Toshiaki Kawada
Oct 4, 2019 2:54:51 GMT -5
Post by elliott on Oct 4, 2019 2:54:51 GMT -5
All wrestling has weird little fun wrestling quirks. No matter how much a promotion sells itself as legitimate.... its fake. If you pick the psychology apart at this level it all crumbles.
Lawler is the best puncher in wrestling history and his punching and brawling was played up in the narrative of Memphis wrestling. Why did it take him so many direct punches to the face and people weren't KOed? Whey weren't they bleeding more often? Where his punches really just that soft? He was a manly man... surely he hit harder than a child.
Muhammad Ali is universally regarded as the greatest boxer who ever lived. Did he take more than one punch to KO people? And that was real. Lawler's punches are praised because of their variety and their aesthetic. He most often employed jabs, which were sold as such, but his heavier blows (uppercuts/crosses/mounted punches) were sold as heavier blows also. Everyone in pro-wrestling did punches & literally no one KO'd & bloodied people with one/few punches (unlesss it was specifically the storyline, of course there are exceptions). Kawada was the only one doing that KO spot.

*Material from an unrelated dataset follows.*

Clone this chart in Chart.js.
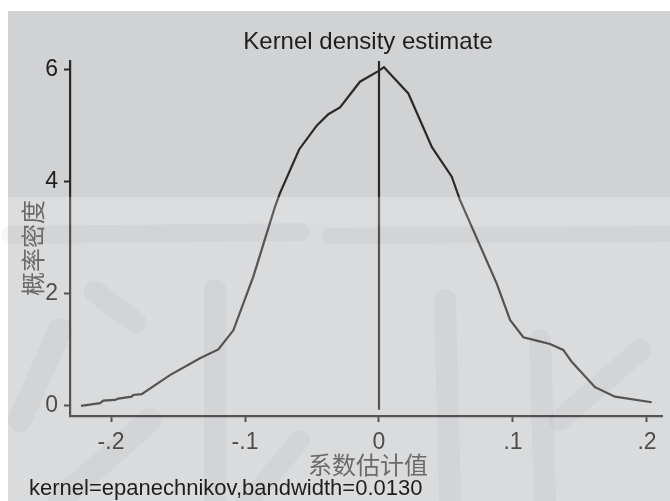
<!DOCTYPE html>
<html>
<head>
<meta charset="utf-8">
<script src="https://cdn.jsdelivr.net/npm/chart.js@4/dist/chart.umd.min.js"></script>
<style>
html,body{margin:0;padding:0;background:#fff;}
canvas{display:block;}
</style>
</head>
<body>
<canvas id="c" width="670" height="501"></canvas>
<script>
// ---- data ----
const densX = [-0.2224, -0.2082, -0.2057, -0.1970, -0.1946, -0.1846, -0.1834, -0.1771, -0.1560, -0.1336, -0.1199, -0.1087, -0.0938, -0.0776, -0.0739, -0.0596, -0.0465, -0.0378, -0.0291, -0.0142, -0.0005, 0.0037, 0.0219, 0.0395, 0.0543, 0.0604, 0.0878, 0.0978, 0.1077, 0.1177, 0.1276, 0.1375, 0.1438, 0.1612, 0.1761, 0.2035];
const densY = [0.00, 0.05, 0.095, 0.107, 0.13, 0.166, 0.196, 0.209, 0.55, 0.85, 1.01, 1.35, 2.31, 3.56, 3.80, 4.58, 5.005, 5.21, 5.33, 5.79, 5.98, 6.05, 5.58, 4.62, 4.095, 3.68, 2.19, 1.536, 1.227, 1.166, 1.107, 1.00, 0.79, 0.334, 0.166, 0.066];
const refLineX = 0;
const refLineY = [-0.07, 6.16];
const xTickValues = [-0.2, -0.1, 0, 0.1, 0.2];
const xTickLabels = ['-.2', '-.1', '0', '.1', '.2'];
const yTickValues = [0, 2, 4, 6];
const yTickLabels = ['0', '2', '4', '6'];
const titleText = 'Kernel density estimate';
const xTitle = '系数估计值';
const yTitle = '概率密度';
const noteText = 'kernel=epanechnikov,bandwidth=0.0130';

const LINE = '#2a2a2a';
const FONT = '"Liberation Sans", Arial, sans-serif';
const CJK = '"Noto Sans CJK SC", sans-serif';

const bgPlugin = {
  id: 'bg',
  beforeDraw(chart) {
    const c = chart.ctx;
    c.save();
    c.fillStyle = '#ffffff';
    c.fillRect(0, 0, chart.width, chart.height);
    c.fillStyle = '#d1d2d4';
    c.fillRect(8, 11, chart.width - 8, chart.height - 11);
    c.restore();
  },
  afterDraw(chart) {
    const c = chart.ctx;
    const W = chart.width, H = chart.height;
    c.save();
    c.fillStyle = 'rgba(255,255,255,0.20)';
    c.fillRect(8, 197, W - 8, H - 197);
    c.fillStyle = 'rgba(255,255,255,0.06)';
    c.fillRect(8, 197, W - 8, 28);
    c.lineCap = 'round';
    c.strokeStyle = 'rgba(60,60,70,0.04)';
    const strokes = [
      [[10, 235], [300, 232], 18],
      [[330, 236], [670, 234], 16],
      [[95, 292], [135, 322], 22],
      [[215, 290], [215, 500], 22],
      [[60, 330], [20, 420], 24],
      [[445, 300], [450, 500], 22],
      [[540, 340], [545, 500], 22],
      [[560, 420], [640, 350], 22],
      [[150, 420], [60, 500], 24],
      [[300, 440], [250, 500], 20]
    ];
    strokes.forEach(s => {
      c.lineWidth = s[2];
      c.beginPath();
      c.moveTo(s[0][0], s[0][1]);
      c.lineTo(s[1][0], s[1][1]);
      c.stroke();
    });
    const ca = chart.chartArea;
    const cx = (ca.left + ca.right) / 2;
    c.fillStyle = '#1e1e1e';
    c.font = '24px ' + FONT;
    c.textAlign = 'center';
    c.textBaseline = 'middle';
    c.fillText(titleText, cx + 2, 42);
    c.fillStyle = '#6a6a6a';
    c.font = '24px ' + CJK;
    c.fillText(xTitle, cx + 2, 465);
    c.save();
    c.translate(33, 248);
    c.rotate(-Math.PI / 2);
    c.fillText(yTitle, 0, 0);
    c.restore();
    c.fillStyle = '#1e1e1e';
    c.font = '22px ' + FONT;
    c.textAlign = 'left';
    c.fillText(noteText, 29, 489);
    c.restore();
  }
};

new Chart(document.getElementById('c'), {
  type: 'scatter',
  data: {
    datasets: [
      {
        data: densX.map((x, i) => ({ x: x, y: densY[i] })),
        showLine: true, borderColor: LINE, borderWidth: 2.2, pointRadius: 0, tension: 0
      },
      {
        data: refLineY.map(y => ({ x: refLineX, y: y })),
        showLine: true, borderColor: LINE, borderWidth: 2.2, pointRadius: 0
      }
    ]
  },
  options: {
    responsive: false,
    animation: false,
    devicePixelRatio: 1,
    layout: { padding: { top: 61, right: 8, left: 0, bottom: 0 } },
    plugins: { legend: { display: false }, tooltip: { enabled: false }, title: { display: false } },
    scales: {
      x: {
        type: 'linear', min: -0.2306, max: 0.2112,
        afterFit: s => { s.height = 85; },
        afterBuildTicks: s => { s.ticks = xTickValues.map(v => ({ value: v })); },
        ticks: {
          callback: v => xTickLabels[xTickValues.indexOf(v)],
          font: { family: FONT, size: 23 }, color: '#1e1e1e', padding: 7,
          maxRotation: 0, autoSkip: false
        },
        grid: { drawOnChartArea: false, drawTicks: true, tickLength: 6, tickColor: LINE, tickWidth: 2 },
        border: { color: LINE, width: 2.2 }
      },
      y: {
        type: 'linear', min: -0.18, max: 6.16,
        afterFit: s => { s.width = 70; },
        afterBuildTicks: s => { s.ticks = yTickValues.map(v => ({ value: v })); },
        ticks: {
          callback: v => yTickLabels[yTickValues.indexOf(v)],
          font: { family: FONT, size: 23 }, color: '#1e1e1e', padding: 6,
          autoSkip: false
        },
        grid: { drawOnChartArea: false, drawTicks: true, tickLength: 6, tickColor: LINE, tickWidth: 2 },
        border: { color: LINE, width: 2.2 }
      }
    }
  },
  plugins: [bgPlugin]
});
</script>
</body>
</html>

Also, Lawler did beat (and KO) people with punches & bloodied people.
www.youtube.com/watch?v=r6l_9reaLz0
What about shoot style... nothing is more legit than SHOOT. If Volk Han was such a master grappler why did he lose control of people's legs after having them so deep in controlling positions. Why didn't he finish heel hooks more often? Why didn't he just do the damn move right and cripple them?
Pick the best submission wrestler ever at their peak in MMA and ask yourself, did they immediately make top level talent submit to their first attempted submission in every fight or did other stuff have to happen first?

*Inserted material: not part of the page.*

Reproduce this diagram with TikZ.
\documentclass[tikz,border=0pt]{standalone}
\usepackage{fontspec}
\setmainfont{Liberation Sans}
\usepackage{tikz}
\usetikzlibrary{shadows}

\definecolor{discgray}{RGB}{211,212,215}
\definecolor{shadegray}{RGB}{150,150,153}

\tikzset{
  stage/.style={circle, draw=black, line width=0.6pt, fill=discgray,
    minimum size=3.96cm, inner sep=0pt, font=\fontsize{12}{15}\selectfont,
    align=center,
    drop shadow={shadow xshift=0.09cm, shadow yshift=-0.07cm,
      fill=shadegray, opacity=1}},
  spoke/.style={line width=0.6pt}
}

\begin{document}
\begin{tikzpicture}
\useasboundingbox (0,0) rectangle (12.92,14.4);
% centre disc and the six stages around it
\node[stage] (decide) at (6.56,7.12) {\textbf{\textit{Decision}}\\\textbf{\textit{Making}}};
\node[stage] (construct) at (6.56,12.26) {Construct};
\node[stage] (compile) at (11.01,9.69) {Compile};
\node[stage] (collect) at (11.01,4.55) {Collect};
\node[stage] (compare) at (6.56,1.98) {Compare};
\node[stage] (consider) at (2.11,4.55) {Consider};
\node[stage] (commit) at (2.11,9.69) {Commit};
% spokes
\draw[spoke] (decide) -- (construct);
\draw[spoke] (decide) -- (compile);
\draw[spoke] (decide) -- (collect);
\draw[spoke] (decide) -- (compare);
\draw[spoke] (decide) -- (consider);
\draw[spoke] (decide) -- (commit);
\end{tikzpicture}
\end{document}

The people who we interact with that would praise Volk Han's grappling aren't praising it because he can beat everyone easily. We could give a fuck about that. I don't think I brought up Win-Loss record at all when I did the Gordy Lists on Han & Tamura. We like Volk Han's mat work because it is flashy, unique, exciting, colorful etc and that stands out especially because it comes from an unflashy seeming guy in an unflashy niche style.
Kawada got over tons of his opponents as murderers in the middle of the match and did so in a way that kept the drama and put over how dangerous the strikes are.
Take the 2/93 Hansen match I've been dumping on. Does Kawada need to do the KO spot in the middle of the early strike exchange to "get over Hansen as a dangerous striker" in 1993? Hansen? Against Kawada? That ludicrous. The crowd is already buzzing because Hansen vs Kawada is a semi-main at Budokan during AJPW's hottest era between two top stars and they have the hot early strike exchange. Kawada did it just to do it. Which is fine. Its like the Flair flop or Hogan's leg twitch selling.
Or against Misawa's elbow. The same elbow Misawa beat Hansen with to win the Triple Crown when Kawada was still Misawa's junior teammate? We need Kawada getting KO'd against Misawa in every match to put over Misawa's striking? What?
Kawada thought of a really cool spot to do and he did it in every match. It always popped the crowd so thats fine. But Hansen or Ace Misawa who Kawada took 5 years to beat one on one didn't need 5'6" Toshiaki "Lights Out" Kawada to put over their dangerous striking. Those moves would've been over whether Kawada was getting KO'd in every random TV match or not.
I was being somewhat flippant about the whole of the psychology being built around concussions, but much of it is built around trying to destroy your opponent with head and neck trama. In that setting - where it often takes a lot to put someone down - it makes total sense for Kawada to take one to the dome and be able to come to by the time someone can take advantage because its usually timed where people need a tick before they can capitalize... then boom, Kawada is back. Kawada taking getting his lights dimmed a lot doesn't feel at all egregious to me in the grand scheme of wrestling.
I basically view it as Kawada's equivalent of the Flair Flop. Cool spot that would pop the crowd. If it happened to occur at a time that made sense it was awesome. But it probably just happened instead
P.S. to be clear, I am also having fun with this post. This just boils down to different tastes being fleshed out in the interpretation of a singular phenomenon within that style.... and you hating the wrestling equivalent of a butterfly landing on a puppies nose.
I get why people like it, its just both not for me AND I find the specific "psychological genius/master seller" narrative that has always surrounded Kawada makes it stand out a little more. It would be like if Michael Bay's fans compared his films to Kurosawa or Tarantino. Like I'm fine if you wanna dig Toshiaki Bay. I get it. Just leave Kurosawler and Volkantino out of it.